As in the studies of the past, it has been proved that the friction coefficient and wear rate can be significantly lowered with the application of nanoparticles [6,7,8,9,10]. In this study, the wear rate of the CFRP new hybrid nanocomposite material system has been investigated.

1. (1)

   The new material, i.e., CFRP hybrid nanocomposites with incorporation of nanoclay and nanoZnO can be used in carbon–carbon disc brakes, friction clutches, various parts of the space craft, aeroplanes, and automotive gear box which nowadays are being used in racing cars and in fabrication of automobile variable transmission systems from these CFRP hybrid nanocomposites.

2. (2)

   With the help of RSM and CCD design of experiments, one can find the optimum composition for wear rate.

3. (3)

   The Analysis of variance (ANNOVA) results shows that the nanoclay and nanoZnO had a direct, i.e., improved effect on wear properties with the 2–3% of the each nanoclay and nanoZnO, while the fiber orientation had an undesirable effect on minimizing the wear rate.

4. (4)

   The optimization result indicated that a minimum value for the wear rate from optimization given by the software was 3.0 mg/Nm.
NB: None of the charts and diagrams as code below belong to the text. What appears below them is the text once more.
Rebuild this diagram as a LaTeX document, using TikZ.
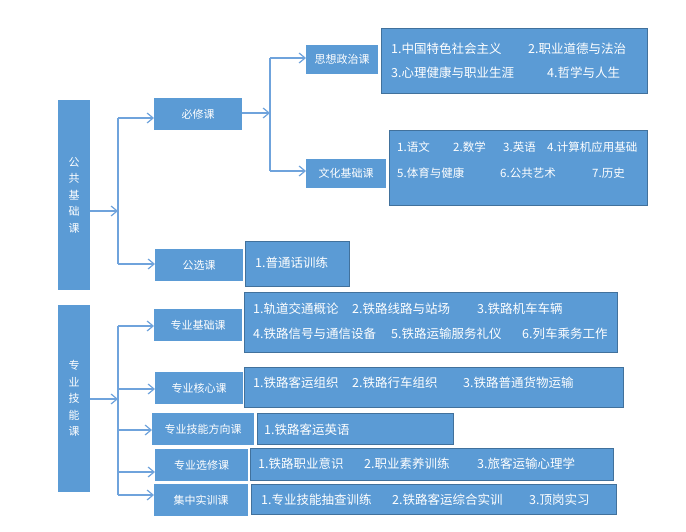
\documentclass[tikz,border=0pt]{standalone}
\usepackage{fontspec}
\setmainfont{Noto Sans CJK SC}
\usetikzlibrary{arrows.meta}
\definecolor{boxblue}{HTML}{5B9BD5}
\definecolor{edgeblue}{HTML}{41719C}
\definecolor{lineblue}{HTML}{6FA3DC}
\begin{document}
\begin{tikzpicture}[x=1pt,y=-1pt,
  lbl/.style={fill=boxblue, draw=none, text=white, font=\fontsize{11}{13}\selectfont, inner sep=0, anchor=north west},
  vlbl/.style={lbl, align=center, font=\fontsize{11}{16.5}\selectfont},
  content/.style={fill=boxblue, draw=edgeblue, line width=1pt, anchor=north west, inner sep=0},
  item/.style={text=white, font=\fontsize{12.5}{14}\selectfont, anchor=west, inner sep=0},
  itemsm/.style={item, font=\fontsize{11.5}{13}\selectfont},
  arr/.style={draw=lineblue, line width=1.2pt, -{Straight Barb[length=6pt,width=10pt]}},
  ln/.style={draw=lineblue, line width=1.2pt}]
\useasboundingbox (0,0) rectangle (686,532);

% ---------- top group ----------
\node[vlbl, minimum width=32pt, minimum height=190pt] (gg) at (58,100) {公\\共\\基\\础\\课};
\node[lbl, minimum width=88pt, minimum height=32pt] (bx) at (154,98) {必修课};
\node[lbl, minimum width=88pt, minimum height=32pt] (gx) at (155,249) {公选课};
\node[lbl, minimum width=72pt, minimum height=29pt] (sz) at (306,45) {思想政治课};
\node[lbl, minimum width=80pt, minimum height=29pt] (wh) at (306,159) {文化基础课};

\node[content, minimum width=266pt, minimum height=65pt] (c1) at (381,28) {};
\node[item] (c1a) at (391,49) {1.中国特色社会主义};
\node[item] (c1b) at (528,49) {2.职业道德与法治};
\node[item] (c1c) at (391,73) {3.心理健康与职业生涯};
\node[item] (c1d) at (547,73) {4.哲学与人生};

\node[content, minimum width=258pt, minimum height=75pt] (c2) at (389,130) {};
\node[itemsm] (c2a) at (397,147) {1.语文};
\node[itemsm] (c2b) at (453,147) {2.数学};
\node[itemsm] (c2c) at (503,147) {3.英语};
\node[itemsm] (c2d) at (547,147) {4.计算机应用基础};
\node[itemsm] (c2e) at (397,173) {5.体育与健康};
\node[itemsm] (c2f) at (500,173) {6.公共艺术};
\node[itemsm] (c2g) at (592,173) {7.历史};

\node[content, minimum width=104pt, minimum height=45pt] (c3) at (245,241) {};
\node[item] (c3a) at (255,263) {1.普通话训练};

\coordinate (j1) at (118,211);
\coordinate (jt) at (118,118);
\coordinate (jb) at (118,264);
\draw[arr] (gg.east |- j1) -- (j1);
\draw[ln] (jt) -- (jb);
\draw[arr] (jt) -- (bx.west |- jt);
\draw[arr] (jb) -- (gx.west |- jb);

\coordinate (k1) at (270,113);
\coordinate (kt) at (270,58);
\coordinate (kb) at (270,171);
\draw[arr] (bx.east |- k1) -- (k1);
\draw[ln] (kt) -- (kb);
\draw[arr] (kt) -- (sz.west |- kt);
\draw[arr] (kb) -- (wh.west |- kb);

% ---------- bottom group ----------
\node[vlbl, minimum width=32pt, minimum height=187pt] (zy) at (58,305) {专\\业\\技\\能\\课};
\node[lbl, minimum width=88pt, minimum height=32pt] (l1) at (154,309) {专业基础课};
\node[lbl, minimum width=88pt, minimum height=32pt] (l2) at (155,372) {专业核心课};
\node[lbl, minimum width=102pt, minimum height=32pt] (l3) at (152,413) {专业技能方向课};
\node[lbl, minimum width=93pt, minimum height=32pt] (l4) at (155,449) {专业选修课};
\node[lbl, minimum width=94pt, minimum height=32pt] (l5) at (154,484) {集中实训课};

\node[content, minimum width=373pt, minimum height=60pt] (d1) at (244,292) {};
\node[item] (d1a) at (253,309) {1.轨道交通概论};
\node[item] (d1b) at (352,309) {2.铁路线路与站场};
\node[item] (d1c) at (477,309) {3.铁路机车车辆};
\node[item] (d1d) at (253,334) {4.铁路信号与通信设备};
\node[item] (d1e) at (391,334) {5.铁路运输服务礼仪};
\node[item] (d1f) at (522,334) {6.列车乘务工作};

\node[content, minimum width=379pt, minimum height=40pt] (d2) at (244,367) {};
\node[item] (d2a) at (253,383) {1.铁路客运组织};
\node[item] (d2b) at (352,383) {2.铁路行车组织};
\node[item] (d2c) at (463,383) {3.铁路普通货物运输};

\node[content, minimum width=196pt, minimum height=31pt] (d3) at (257,413) {};
\node[item] (d3a) at (264,430) {1.铁路客运英语};

\node[content, minimum width=363pt, minimum height=32pt] (d4) at (250,448) {};
\node[item] (d4a) at (258,464) {1.铁路职业意识};
\node[item] (d4b) at (364,464) {2.职业素养训练};
\node[item] (d4c) at (477,464) {3.旅客运输心理学};

\node[content, minimum width=365pt, minimum height=30pt] (d5) at (251,484) {};
\node[item] (d5a) at (261,500) {1.专业技能抽查训练};
\node[item] (d5b) at (392,500) {2.铁路客运综合实训};
\node[item] (d5c) at (529,500) {3.顶岗实习};

\coordinate (m1) at (118,399);
\coordinate (mt) at (118,326);
\coordinate (m2) at (118,389);
\coordinate (m3) at (118,430);
\coordinate (m4) at (118,472);
\coordinate (mb) at (118,495);
\draw[arr] (zy.east |- m1) -- (m1);
\draw[ln] (mt) -- (mb);
\draw[arr] (mt) -- (l1.west |- mt);
\draw[arr] (m2) -- (l2.west |- m2);
\draw[arr] (m3) -- (l3.west |- m3);
\draw[arr] (m4) -- (l4.west |- m4);
\draw[arr] (mb) -- (l5.west |- mb);
\end{tikzpicture}
\end{document}
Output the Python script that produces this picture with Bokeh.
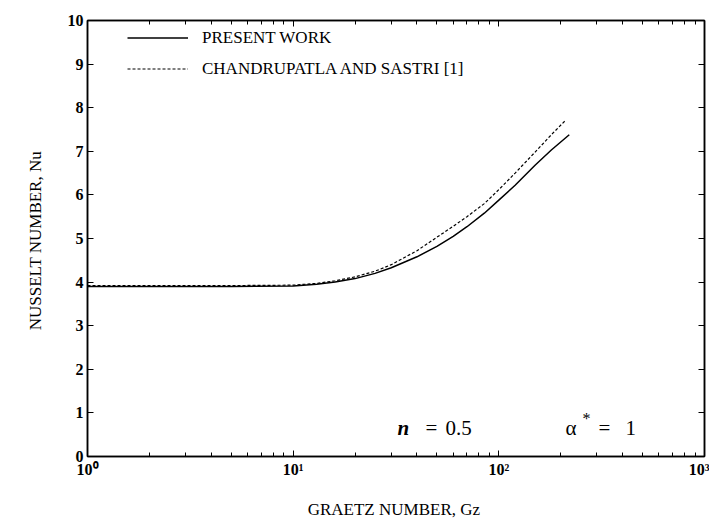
from bokeh.plotting import figure
from bokeh.models import (Range1d, LogAxis, LinearAxis, FixedTicker, Label,
                          Legend, LegendItem, CustomJSTickFormatter)
from bokeh.embed import file_html
from bokeh.resources import INLINE

# ---- data ----
gz_present = [1, 2, 5, 10, 13, 16, 20, 25, 30, 40, 50, 60, 70, 85, 100, 120, 150, 180, 220]
nu_present = [3.9, 3.9, 3.9, 3.91, 3.95, 4.0, 4.08, 4.2, 4.33, 4.58, 4.82, 5.05, 5.27,
              5.58, 5.88, 6.22, 6.68, 7.03, 7.38]

gz_chandru = [1, 2, 5, 10, 13, 16, 20, 25, 30, 40, 50, 60, 70, 85, 100, 120, 150, 180, 210]
nu_chandru = [3.92, 3.92, 3.92, 3.93, 3.97, 4.03, 4.12, 4.25, 4.4, 4.72, 5.03, 5.28, 5.5,
              5.8, 6.12, 6.5, 6.98, 7.38, 7.7]

x_major = [1, 10, 100, 1000]
x_major_labels = ["10\u2070", "10\u00b9", "10\u00b2", "10\u00b3"]
y_major = [0, 1, 2, 3, 4, 5, 6, 7, 8, 9, 10]

FONT = "Liberation Serif"

x_minor = [k * 10 ** d for d in range(3) for k in range(2, 10)]

p = figure(width=709, height=524, x_axis_type="log",
           x_range=Range1d(1, 1000), y_range=Range1d(0, 10),
           output_backend="svg", toolbar_location=None,
           min_border_left=87, min_border_right=5, min_border_top=20,
           min_border_bottom=68)
p.grid.visible = False
p.outline_line_color = "black"
p.outline_line_width = 1.5
p.background_fill_color = "white"
p.border_fill_color = "white"

def style_axis(ax):
    ax.axis_line_color = "black"
    ax.axis_line_width = 1.5
    ax.major_tick_line_color = "black"
    ax.minor_tick_line_color = "black"
    ax.major_tick_in = 6
    ax.major_tick_out = 0
    ax.minor_tick_in = 4
    ax.minor_tick_out = 0
    ax.major_label_text_font = FONT
    ax.major_label_text_font_style = "bold"
    ax.major_label_text_font_size = "16px"
    ax.major_label_text_color = "black"
    ax.axis_label_text_font = FONT
    ax.axis_label_text_font_size = "17px"
    ax.axis_label_text_font_style = "normal"
    ax.axis_label_text_color = "black"

xa = p.xaxis[0]
xa.ticker = FixedTicker(ticks=x_major, minor_ticks=x_minor)
xa.major_label_overrides = {t: s for t, s in zip(x_major, x_major_labels)}
style_axis(xa)
xa.major_label_standoff = 4
xa.axis_label = "GRAETZ NUMBER,  Gz"
xa.axis_label_standoff = 19

ya = p.yaxis[0]
ya.ticker = FixedTicker(ticks=y_major)
style_axis(ya)
ya.major_label_standoff = 4
ya.axis_label = "NUSSELT NUMBER,  Nu"
ya.axis_label_standoff = 20

blank = CustomJSTickFormatter(code="return ''")
top = LogAxis(ticker=FixedTicker(ticks=x_major, minor_ticks=x_minor), formatter=blank)
style_axis(top)
top.major_label_standoff = 0
p.add_layout(top, "above")

right = LinearAxis(ticker=FixedTicker(ticks=y_major), formatter=blank)
style_axis(right)
right.major_label_standoff = 0
p.add_layout(right, "right")

r1 = p.line(gz_present, nu_present, line_color="black", line_width=1.5)
r2 = p.line(gz_chandru, nu_chandru, line_color="black", line_width=1.2, line_dash="3 2")

legend = Legend(items=[LegendItem(label="PRESENT WORK", renderers=[r1]),
                       LegendItem(label="CHANDRUPATLA AND SASTRI [1]", renderers=[r2])],
                location=(35, 372), glyph_width=61, glyph_height=21, label_height=21,
                spacing=10, padding=5, label_standoff=14,
                label_text_font=FONT, label_text_font_size="17px",
                label_text_color="black",
                border_line_alpha=0, background_fill_alpha=0)
p.add_layout(legend)

# parameter annotations
ann = dict(text_font=FONT, text_font_size="21px", text_baseline="alphabetic",
           text_align="left", text_color="black")
p.add_layout(Label(x=32.2, y=0.665, text="n", text_font_style="bold italic", **ann))
p.add_layout(Label(x=32.2, y=0.665, x_offset=28, text="=", **ann))
p.add_layout(Label(x=32.2, y=0.665, x_offset=48, text="0.5", **ann))
p.add_layout(Label(x=211, y=0.665, text="\u03b1", **ann))
p.add_layout(Label(x=211, y=0.665, x_offset=17, y_offset=9, text="*",
                   text_font=FONT, text_font_size="16px", text_baseline="alphabetic",
                   text_align="left", text_color="black"))
p.add_layout(Label(x=211, y=0.665, x_offset=33, text="=", **ann))
p.add_layout(Label(x=211, y=0.665, x_offset=60, text="1", **ann))

open("out.html", "w").write(file_html(p, INLINE))
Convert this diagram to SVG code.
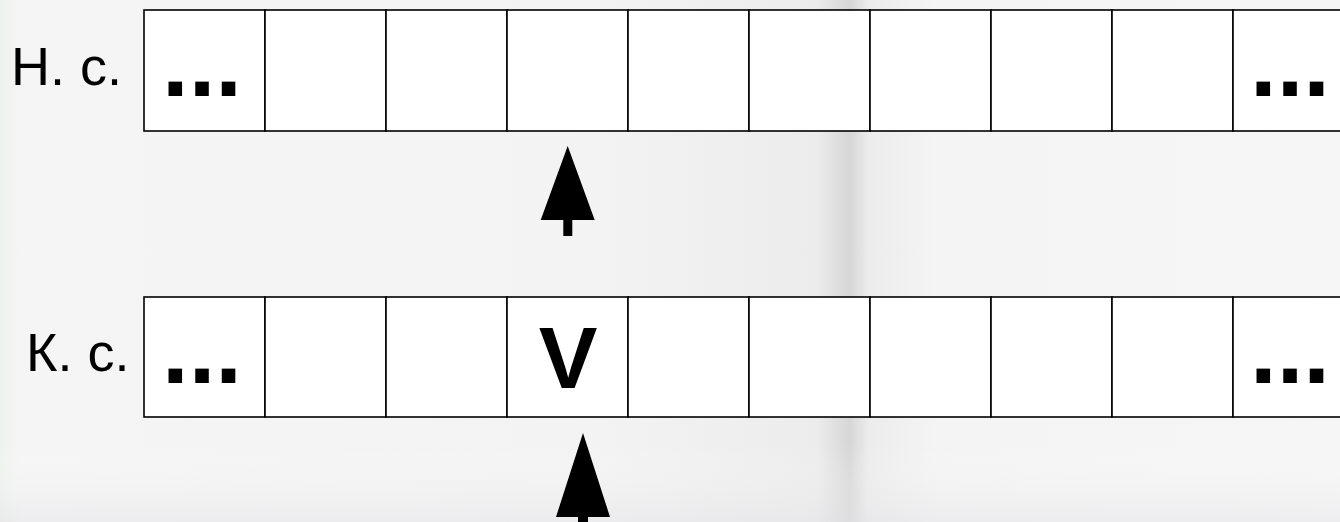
<svg xmlns="http://www.w3.org/2000/svg" width="1340" height="522" viewBox="0 0 1340 522">
  <defs>
    <linearGradient id="bg" x1="0" y1="0" x2="1340" y2="0" gradientUnits="userSpaceOnUse">
      <stop offset="0" stop-color="#eef2ee"/>
      <stop offset="0.015" stop-color="#f5f5f5"/>
      <stop offset="0.45" stop-color="#f3f3f3"/>
      <stop offset="0.61" stop-color="#ececec"/>
      <stop offset="0.634" stop-color="#d6d6d6"/>
      <stop offset="0.648" stop-color="#ececec"/>
      <stop offset="0.7" stop-color="#f4f4f4"/>
      <stop offset="1" stop-color="#f6f6f6"/>
    </linearGradient>
    <linearGradient id="bgv" x1="0" y1="0" x2="0" y2="522" gradientUnits="userSpaceOnUse">
      <stop offset="0.85" stop-color="#ffffff" stop-opacity="0"/>
      <stop offset="1" stop-color="#e4e2e6" stop-opacity="0.5"/>
    </linearGradient>
    <style>
      .cell { fill: #ffffff; stroke: #000000; stroke-width: 1.6; }
      .lbl { font-family: "Liberation Sans", Arial, sans-serif; font-size: 54px; fill: #000000; }
      .dots { font-family: "Liberation Sans", Arial, sans-serif; font-size: 96px; font-weight: bold; fill: #000000; }
      .big { font-family: "Liberation Sans", Arial, sans-serif; font-size: 88px; font-weight: bold; fill: #000000; }
      .arrow { fill: #000000; }
    </style>
  </defs>
  <rect x="0" y="0" width="1340" height="522" fill="url(#bg)"/>
  <rect x="0" y="0" width="1340" height="522" fill="url(#bgv)"/>

  <g id="row-top">
    <text class="lbl" x="11" y="85">Н. с.</text>
    <rect class="cell" x="144" y="10" width="121" height="121"/>
    <rect class="cell" x="265" y="10" width="121" height="121"/>
    <rect class="cell" x="386" y="10" width="121" height="121"/>
    <rect class="cell" x="507" y="10" width="121" height="121"/>
    <rect class="cell" x="628" y="10" width="121" height="121"/>
    <rect class="cell" x="749" y="10" width="121" height="121"/>
    <rect class="cell" x="870" y="10" width="121" height="121"/>
    <rect class="cell" x="991" y="10" width="121" height="121"/>
    <rect class="cell" x="1112" y="10" width="121" height="121"/>
    <rect class="cell" x="1233" y="10" width="121" height="121"/>
    <text class="dots" x="162" y="96">...</text>
    <text class="dots" x="1250" y="96">...</text>
  </g>

  <g id="row-bottom">
    <text class="lbl" x="26" y="371">К. с.</text>
    <rect class="cell" x="144" y="297" width="121" height="120"/>
    <rect class="cell" x="265" y="297" width="121" height="120"/>
    <rect class="cell" x="386" y="297" width="121" height="120"/>
    <rect class="cell" x="507" y="297" width="121" height="120"/>
    <rect class="cell" x="628" y="297" width="121" height="120"/>
    <rect class="cell" x="749" y="297" width="121" height="120"/>
    <rect class="cell" x="870" y="297" width="121" height="120"/>
    <rect class="cell" x="991" y="297" width="121" height="120"/>
    <rect class="cell" x="1112" y="297" width="121" height="120"/>
    <rect class="cell" x="1233" y="297" width="121" height="120"/>
    <text class="dots" x="162" y="383">...</text>
    <text class="dots" x="1250" y="383">...</text>
    <text class="big" x="568" y="388" text-anchor="middle">V</text>
  </g>

  <g id="connectors">
    <path class="arrow" d="M567.7,146 L594.7,220 L572.3,220 L572.3,236 L563.3,236 L563.3,220 L540.7,220 Z"/>
    <path class="arrow" d="M583,433 L610,517 L588,517 L588,530 L578,530 L578,517 L556,517 Z"/>
  </g>
</svg>
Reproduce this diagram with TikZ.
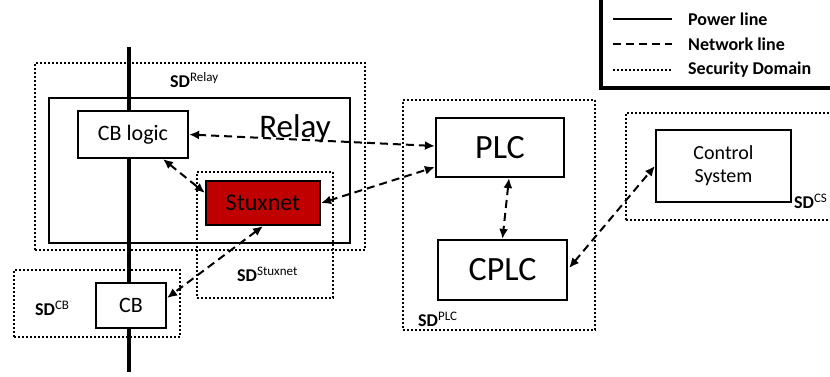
\documentclass[tikz,border=0pt]{standalone}
\usepackage{fontspec}
\setmainfont{Carlito}
\usetikzlibrary{arrows.meta,calc}
\newcommand\sdlab[1]{{\fontsize{18}{20}\selectfont\bfseries SD}\raisebox{6pt}{\fontsize{13}{14}\selectfont #1}}
\tikzset{
  box/.style={draw,line width=2.2pt,fill=white,inner sep=0pt,font=\fontsize{22}{24}\selectfont},
  bigbox/.style={box,font=\fontsize{34}{36}\selectfont},
  sd/.style={draw,line width=2pt,dash pattern=on 2pt off 2pt,inner sep=0pt},
  net/.style={line width=2pt,dash pattern=on 8pt off 5pt,{Latex[length=10pt,width=9pt]}-{Latex[length=10pt,width=9pt]}},
  power/.style={line width=3.2pt},
  lbl/.style={inner sep=0pt,anchor=west}
}
\begin{document}
\begin{tikzpicture}[x=1pt,y=-1pt]
\useasboundingbox (0,0) rectangle (830,377);
% security domains
\node[sd,minimum width=330,minimum height=187] (sdrelay) at (200,156.5) {};
\node[sd,minimum width=192,minimum height=230] (sdplc) at (499,215) {};
\node[sd,minimum width=214,minimum height=107] (sdcs) at (733,166.5) {};
% power line
\coordinate (ptop) at (129,47);
\coordinate (pbot) at (129,372);
\draw[power] (ptop) -- (pbot);
% relay box
\node[draw,line width=2.2pt,minimum width=301,minimum height=145,inner sep=0pt] (relay) at (199.5,170.5) {};
\node[sd,minimum width=136,minimum height=126] (sdstux) at (265,235) {};
\node[sd,minimum width=166,minimum height=67] (sdcb) at (97,303.5) {};
\node[font=\fontsize{33}{36}\selectfont,inner sep=0pt] (relaylbl) at (295,129) {Relay};
% components
\node[box,minimum width=110,minimum height=47] (cblogic) at (133,134.5) {CB logic};
\node[box,fill={rgb,255:red,192;green,0;blue,0},minimum width=114,minimum height=44,font=\fontsize{24}{26}\selectfont] (stux) at (263,203) {Stuxnet};
\node[box,minimum width=70,minimum height=45] (cb) at (131,305.5) {CB};
\node[bigbox,minimum width=128,minimum height=59] (plc) at (500,147.5) {PLC};
\node[bigbox,minimum width=129,minimum height=60] (cplc) at (502.5,270) {CPLC};
\node[box,minimum width=135,minimum height=72,align=center,font=\fontsize{20}{23}\selectfont] (cs) at (723.5,166) {Control\\System};
% SD labels
\node[lbl] (l1) at (170,80) {\sdlab{Relay}};
\node[lbl] (l2) at (237,274) {\sdlab{Stuxnet}};
\node[lbl] (l3) at (35,308) {\sdlab{CB}};
\node[lbl] (l4) at (418,319) {\sdlab{PLC}};
\node[lbl] (l5) at (794,201) {\sdlab{CS}};
% network connections
\draw[net] (cblogic.east) -- ($(plc.west)+(0,-1.5)$);
\draw[net] (stux.east) -- ($(plc.south west)+(0,-11)$);
\draw[net] ($(cblogic.south)+(30,0)$) -- ($(stux.north west)+(0,13)$);
\draw[net] (stux.south) -- ($(cb.east)+(0,-7.5)$);
\draw[net] ($(plc.south)+(9,0)$) -- (cplc.north);
\draw[net] ($(cplc.east)+(1,-2)$) -- (cs.west);
% legend
\node[draw,line width=4pt,minimum width=240,minimum height=92,inner sep=0pt] (legend) at (721,42) {};
\coordinate (a1) at (613,19); \coordinate (b1) at (672,19);
\coordinate (a2) at (613,44); \coordinate (b2) at (672,44);
\coordinate (a3) at (613,70); \coordinate (b3) at (672,70);
\draw[line width=2pt] (a1) -- (b1);
\draw[line width=2pt,dash pattern=on 8pt off 5pt] (a2) -- (b2);
\draw[line width=2pt,dash pattern=on 2pt off 2pt] (a3) -- (b3);
\node[lbl,font=\fontsize{18}{20}\selectfont\bfseries] (t1) at (688,19) {Power line};
\node[lbl,font=\fontsize{18}{20}\selectfont\bfseries] (t2) at (688,44) {Network line};
\node[lbl,font=\fontsize{18}{20}\selectfont\bfseries] (t3) at (688,70) {Security Domain};
\end{tikzpicture}
\end{document}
After manufacture and testing of the samples, the average value of the wear rate that was obtained was 4.2 mg/Nm which occurred in 2.9 wt% of nanoclay, 3 wt% of nanoZnO, and 0° of fiber angle of orientation. The optimization results also showed that the wear rate at the optimum value was much improved or minimized (about three times) than the controlled sample.

5. (5)

   The addition of or nanoZnO, and nanoclay with optimum quantity can contribute to increase the resistance of wear and friction-reducing capabilities of the carbon fabric composites. The carbon fabric composite filled with nanoclay 3 %wt and ZnO 3 % demonstrates the least friction coefficient and the smallest wear rate. The differences in the wear and friction properties of various nanoparticle-filled CFRP and pure CFRP composites are related to their respective interfacial interactions with the resin adhesive.